= Requirements =
Print exactly the lines from the first one down to the line containing "capital not tied", both ends included, with no pictures and nothing else.

══════════

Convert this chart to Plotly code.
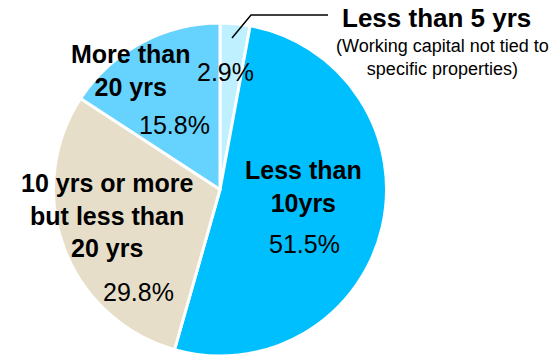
import plotly.graph_objects as go

# ---- data ----
categories = ["Less than 5 yrs", "Less than<br>10yrs", "10 yrs or more<br>but less than<br>20 yrs", "More than<br>20 yrs"]
shares = [2.9, 51.5, 29.8, 15.8]
note = "(Working capital not tied to<br>specific properties)"

# ---- styling / layout ----
colors = ["#BFF0FF", "#00BFFF", "#E6DEC8", "#66D3FF"]
W, H = 556, 356
cx, cy, r = 220, 190, 167

# label positions (pixels, center of text block)
label_pos = [(436, 18), (303, 186), (107, 215), (130, 70)]
pct_pos = [(225, 72), (304, 244), (138, 292), (174, 125)]

fig = go.Figure(go.Pie(
    values=shares,
    labels=categories,
    marker=dict(colors=colors, line=dict(color="white", width=3)),
    sort=False,
    direction="clockwise",
    rotation=0,
    textinfo="none",
    hoverinfo="none",
    showlegend=False,
    domain=dict(x=[(cx - r) / W, (cx + r) / W], y=[max(0, (H - cy - r) / H), (H - cy + r) / H]),
))

FONT = "Liberation Sans, Arial, sans-serif"

def px(x, y):
    return x / W, 1 - y / H

ann = []
for i, (lab, (x, y)) in enumerate(zip(categories, label_pos)):
    ax, ay = px(x, y)
    ann.append(dict(x=ax, y=ay, xref="paper", yref="paper", text="<b>" + lab + "</b>",
                    showarrow=False, xanchor="center", yanchor="middle", align="center",
                    font=dict(family=FONT, size=26 if i == 0 else 25, color="black")))
for v, (x, y) in zip(shares, pct_pos):
    ax, ay = px(x, y)
    ann.append(dict(x=ax, y=ay, xref="paper", yref="paper", text=f"{v}%",
                    showarrow=False, xanchor="center", yanchor="middle",
                    font=dict(family=FONT, size=25, color="black")))
nx, ny = px(442, 57)
ann.append(dict(x=nx, y=ny, xref="paper", yref="paper", text=note, showarrow=False,
                xanchor="center", yanchor="middle", align="center",
                font=dict(family=FONT, size=18, color="black")))

# leader line for the small slice
p1 = px(232, 38); p2 = px(251, 15); p3 = px(328, 15)
fig.add_shape(type="path", xref="paper", yref="paper",
              path=f"M {p1[0]} {p1[1]} L {p2[0]} {p2[1]} L {p3[0]} {p3[1]}",
              line=dict(color="black", width=1.5))

fig.update_layout(width=W, height=H, autosize=False,
                  margin=dict(l=0, r=0, t=0, b=0),
                  paper_bgcolor="white", plot_bgcolor="white",
                  annotations=ann)

fig.write_html("out.html")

══════════

= Finished exercise =
Convert this chart to Plotly code.
import plotly.graph_objects as go

# ---- data ----
categories = ["Less than 5 yrs", "Less than<br>10yrs", "10 yrs or more<br>but less than<br>20 yrs", "More than<br>20 yrs"]
shares = [2.9, 51.5, 29.8, 15.8]
note = "(Working capital not tied to<br>specific properties)"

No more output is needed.